Since that time, the Center has expanded the scope of its activities, pursuing ambitious initiatives in research, education, and outreach, applying its expertise to the new challenges of homeland defense and security. The Center has also remained in the vanguard on emerging issues, such as the future of nuclear deterrence, counterproliferation operations, and WMD elimination. Through its education and outreach programs, particularly its combating WMD course, the Center enhances awareness of the WMD threat in the next generation of military and civilian leaders as related to defense and homeland security policy, programs, technology and operations. Also as part of its outreach efforts, in May 2001, director Dr. John Reichart inaugurated the Center’s annual symposia series, bringing together experts and participants from throughout the government and private sector.

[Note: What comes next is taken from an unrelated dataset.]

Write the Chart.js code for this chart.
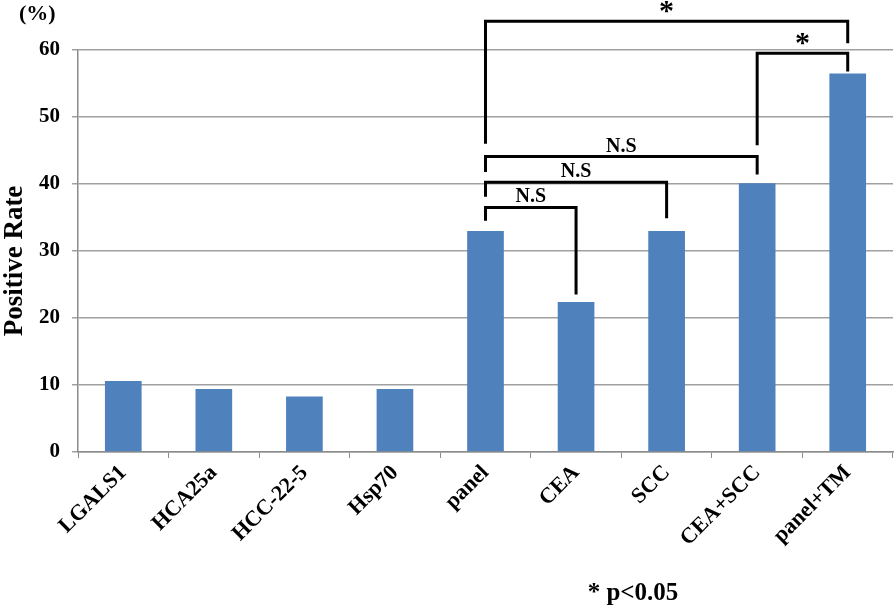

Recognizing the Center’s significant contributions to national security and defense, in a major policy address at the National Defense University on February 11, 2004, President George W. Bush commended the Center’s work in providing “insight into the dangers of a new era.”
With the Center having expanded beyond its original mission, it became clear during the Center’s 10th Anniversary year that it had outgrown the narrow definition of its original name. In September 2004, the Center formally changed its name to the Center for the Study of Weapons of Mass Destruction, which more accurately reflects the broad range of the Center’s activities.